>> begin RAW RECORDS
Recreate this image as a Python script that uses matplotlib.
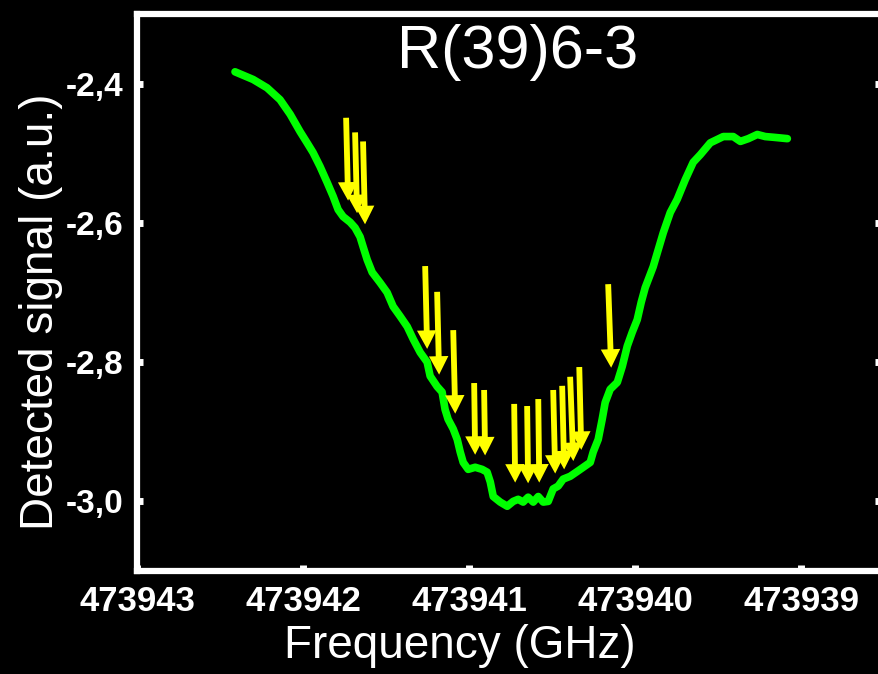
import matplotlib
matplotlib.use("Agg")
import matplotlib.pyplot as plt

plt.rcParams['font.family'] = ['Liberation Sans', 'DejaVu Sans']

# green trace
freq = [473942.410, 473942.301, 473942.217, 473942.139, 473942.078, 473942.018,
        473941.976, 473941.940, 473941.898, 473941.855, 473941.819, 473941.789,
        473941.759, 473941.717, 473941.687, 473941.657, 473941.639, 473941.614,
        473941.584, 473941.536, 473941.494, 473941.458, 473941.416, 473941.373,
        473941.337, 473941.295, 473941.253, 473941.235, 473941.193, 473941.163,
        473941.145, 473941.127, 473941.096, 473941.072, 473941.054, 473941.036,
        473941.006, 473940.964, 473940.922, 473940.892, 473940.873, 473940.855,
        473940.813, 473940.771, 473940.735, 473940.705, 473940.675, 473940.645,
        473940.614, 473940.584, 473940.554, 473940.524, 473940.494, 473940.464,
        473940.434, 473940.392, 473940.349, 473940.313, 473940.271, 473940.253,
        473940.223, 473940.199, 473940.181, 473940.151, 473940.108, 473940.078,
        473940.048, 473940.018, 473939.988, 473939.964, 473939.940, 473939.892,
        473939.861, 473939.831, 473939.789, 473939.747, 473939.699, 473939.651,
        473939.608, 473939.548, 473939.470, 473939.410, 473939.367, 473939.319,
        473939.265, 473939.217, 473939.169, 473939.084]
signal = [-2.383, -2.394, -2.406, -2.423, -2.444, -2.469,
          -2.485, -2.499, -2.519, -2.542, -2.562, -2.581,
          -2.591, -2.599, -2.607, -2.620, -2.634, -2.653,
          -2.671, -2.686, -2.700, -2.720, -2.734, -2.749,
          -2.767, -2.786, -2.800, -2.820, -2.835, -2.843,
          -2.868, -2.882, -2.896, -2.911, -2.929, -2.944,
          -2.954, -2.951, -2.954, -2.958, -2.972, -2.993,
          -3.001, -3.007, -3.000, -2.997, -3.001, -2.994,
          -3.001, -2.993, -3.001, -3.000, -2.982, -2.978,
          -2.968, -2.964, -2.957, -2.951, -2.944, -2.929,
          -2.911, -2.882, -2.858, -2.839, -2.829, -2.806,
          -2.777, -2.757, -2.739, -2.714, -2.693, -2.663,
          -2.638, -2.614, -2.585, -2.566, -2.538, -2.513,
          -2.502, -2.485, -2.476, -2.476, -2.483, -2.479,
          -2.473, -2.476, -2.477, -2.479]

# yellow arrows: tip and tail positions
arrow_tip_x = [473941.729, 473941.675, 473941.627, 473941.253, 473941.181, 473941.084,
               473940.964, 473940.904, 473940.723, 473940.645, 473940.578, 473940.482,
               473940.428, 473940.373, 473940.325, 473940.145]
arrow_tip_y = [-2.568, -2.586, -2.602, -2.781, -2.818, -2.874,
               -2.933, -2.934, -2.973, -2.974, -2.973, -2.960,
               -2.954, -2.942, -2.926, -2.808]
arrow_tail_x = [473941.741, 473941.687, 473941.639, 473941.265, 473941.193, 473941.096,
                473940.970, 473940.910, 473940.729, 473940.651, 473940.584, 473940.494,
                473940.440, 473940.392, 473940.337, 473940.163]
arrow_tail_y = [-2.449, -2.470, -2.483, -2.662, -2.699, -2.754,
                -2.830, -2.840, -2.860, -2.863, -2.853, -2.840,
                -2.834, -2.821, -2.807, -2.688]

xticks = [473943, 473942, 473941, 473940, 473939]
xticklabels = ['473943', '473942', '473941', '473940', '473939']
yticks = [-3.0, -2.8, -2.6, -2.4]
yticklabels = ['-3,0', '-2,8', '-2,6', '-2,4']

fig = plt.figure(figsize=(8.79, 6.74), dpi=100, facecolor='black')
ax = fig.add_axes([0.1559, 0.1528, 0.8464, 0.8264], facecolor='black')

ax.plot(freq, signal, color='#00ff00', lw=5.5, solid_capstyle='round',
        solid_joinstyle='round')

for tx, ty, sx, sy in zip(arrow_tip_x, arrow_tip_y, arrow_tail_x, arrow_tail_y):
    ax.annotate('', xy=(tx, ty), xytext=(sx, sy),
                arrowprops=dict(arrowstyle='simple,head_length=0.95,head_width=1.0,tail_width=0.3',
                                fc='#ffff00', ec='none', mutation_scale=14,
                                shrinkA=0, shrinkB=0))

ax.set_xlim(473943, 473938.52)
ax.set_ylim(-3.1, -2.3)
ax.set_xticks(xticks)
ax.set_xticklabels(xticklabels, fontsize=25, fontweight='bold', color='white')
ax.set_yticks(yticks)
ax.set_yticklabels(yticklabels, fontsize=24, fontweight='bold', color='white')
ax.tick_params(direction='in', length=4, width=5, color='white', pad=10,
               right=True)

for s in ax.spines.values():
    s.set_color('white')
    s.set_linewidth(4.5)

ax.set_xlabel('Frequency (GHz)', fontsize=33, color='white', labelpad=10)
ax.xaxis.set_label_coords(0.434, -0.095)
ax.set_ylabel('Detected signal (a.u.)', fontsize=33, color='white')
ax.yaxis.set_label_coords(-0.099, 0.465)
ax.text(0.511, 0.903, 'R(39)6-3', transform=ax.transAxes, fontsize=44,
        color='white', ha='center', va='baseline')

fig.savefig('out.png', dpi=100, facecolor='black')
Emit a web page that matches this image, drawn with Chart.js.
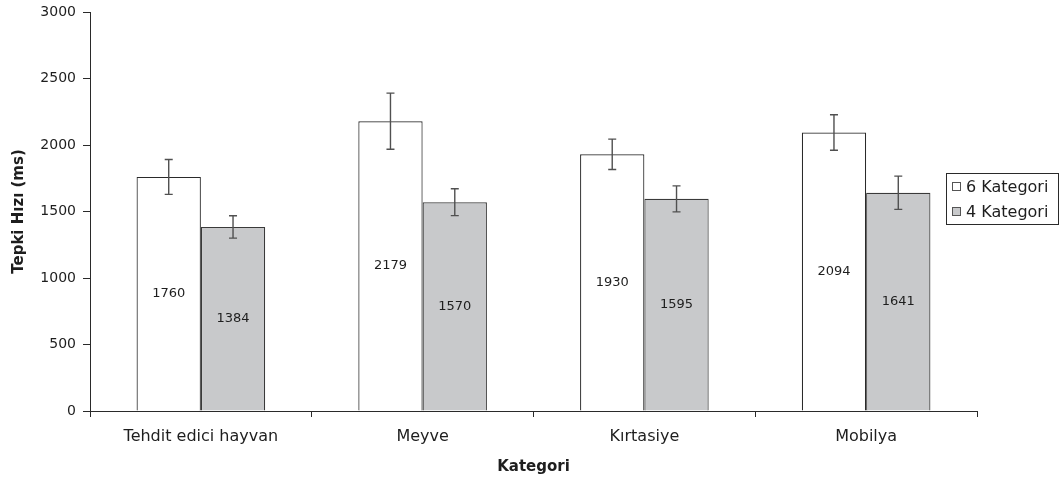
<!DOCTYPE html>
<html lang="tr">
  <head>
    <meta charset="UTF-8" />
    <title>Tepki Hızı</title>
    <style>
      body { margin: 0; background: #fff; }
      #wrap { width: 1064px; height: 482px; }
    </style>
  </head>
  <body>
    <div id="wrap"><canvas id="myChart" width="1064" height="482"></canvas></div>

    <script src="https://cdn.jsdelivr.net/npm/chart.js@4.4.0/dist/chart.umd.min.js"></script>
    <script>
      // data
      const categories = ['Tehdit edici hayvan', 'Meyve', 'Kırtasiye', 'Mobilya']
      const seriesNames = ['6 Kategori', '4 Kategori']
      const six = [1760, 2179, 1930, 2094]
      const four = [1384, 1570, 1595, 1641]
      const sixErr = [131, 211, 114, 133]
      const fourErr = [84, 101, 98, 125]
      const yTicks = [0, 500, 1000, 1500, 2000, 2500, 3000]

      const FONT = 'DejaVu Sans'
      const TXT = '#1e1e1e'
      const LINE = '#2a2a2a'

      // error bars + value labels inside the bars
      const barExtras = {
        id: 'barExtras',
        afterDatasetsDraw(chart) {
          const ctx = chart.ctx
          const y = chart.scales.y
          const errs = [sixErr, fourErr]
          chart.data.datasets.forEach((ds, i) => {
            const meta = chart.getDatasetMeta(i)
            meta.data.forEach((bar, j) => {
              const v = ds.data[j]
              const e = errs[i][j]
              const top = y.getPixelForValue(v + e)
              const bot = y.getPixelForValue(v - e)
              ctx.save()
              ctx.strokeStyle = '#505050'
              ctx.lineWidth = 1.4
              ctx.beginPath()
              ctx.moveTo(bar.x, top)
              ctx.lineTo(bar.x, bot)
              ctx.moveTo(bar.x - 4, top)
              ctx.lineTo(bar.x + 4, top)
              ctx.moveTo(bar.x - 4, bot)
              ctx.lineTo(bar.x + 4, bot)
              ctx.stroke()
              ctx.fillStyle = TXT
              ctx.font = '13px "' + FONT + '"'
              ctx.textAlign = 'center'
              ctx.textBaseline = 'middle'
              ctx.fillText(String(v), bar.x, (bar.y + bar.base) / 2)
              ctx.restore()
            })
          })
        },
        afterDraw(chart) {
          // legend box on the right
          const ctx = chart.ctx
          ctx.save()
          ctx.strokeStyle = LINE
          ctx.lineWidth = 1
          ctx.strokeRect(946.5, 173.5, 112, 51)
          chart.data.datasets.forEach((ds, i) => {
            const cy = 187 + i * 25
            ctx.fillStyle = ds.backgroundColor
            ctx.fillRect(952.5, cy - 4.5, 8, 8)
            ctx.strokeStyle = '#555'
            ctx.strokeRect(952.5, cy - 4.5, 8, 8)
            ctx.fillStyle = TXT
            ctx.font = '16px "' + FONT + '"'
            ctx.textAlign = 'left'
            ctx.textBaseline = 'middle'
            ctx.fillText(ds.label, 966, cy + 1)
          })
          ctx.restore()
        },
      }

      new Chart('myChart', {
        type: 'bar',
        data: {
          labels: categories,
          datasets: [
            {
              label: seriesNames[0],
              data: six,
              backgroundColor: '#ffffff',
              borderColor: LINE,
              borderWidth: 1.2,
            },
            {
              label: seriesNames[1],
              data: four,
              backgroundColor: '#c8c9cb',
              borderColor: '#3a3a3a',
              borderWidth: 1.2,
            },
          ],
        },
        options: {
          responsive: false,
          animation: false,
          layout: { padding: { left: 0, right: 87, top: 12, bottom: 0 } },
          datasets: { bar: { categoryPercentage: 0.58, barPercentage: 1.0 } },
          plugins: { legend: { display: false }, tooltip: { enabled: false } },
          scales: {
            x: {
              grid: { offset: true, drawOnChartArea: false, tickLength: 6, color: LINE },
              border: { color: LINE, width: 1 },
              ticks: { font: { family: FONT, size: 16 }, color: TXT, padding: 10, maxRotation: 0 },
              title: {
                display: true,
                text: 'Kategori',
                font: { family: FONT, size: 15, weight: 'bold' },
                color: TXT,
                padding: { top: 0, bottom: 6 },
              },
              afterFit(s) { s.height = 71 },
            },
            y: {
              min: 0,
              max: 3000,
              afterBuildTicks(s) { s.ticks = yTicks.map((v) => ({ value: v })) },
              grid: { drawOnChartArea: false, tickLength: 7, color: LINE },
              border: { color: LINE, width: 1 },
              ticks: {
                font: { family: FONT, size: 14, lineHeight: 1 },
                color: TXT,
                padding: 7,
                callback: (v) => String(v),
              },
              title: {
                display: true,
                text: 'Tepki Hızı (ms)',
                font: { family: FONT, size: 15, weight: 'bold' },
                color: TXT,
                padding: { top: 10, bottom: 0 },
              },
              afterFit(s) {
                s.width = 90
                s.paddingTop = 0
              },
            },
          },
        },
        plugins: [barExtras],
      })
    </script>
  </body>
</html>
>> end RAW RECORDS
WRITTEN EXERCISE: Starting at the top of the listing above, please restate word for word each line up to and including the one that holds "plt.rcParams['font.family'] = ['Liberation", omitting every image.

RESULT FOR THIS TASK:
Recreate this image as a Python script that uses matplotlib.
import matplotlib
matplotlib.use("Agg")
import matplotlib.pyplot as plt

plt.rcParams['font.family'] = ['Liberation Sans', 'DejaVu Sans']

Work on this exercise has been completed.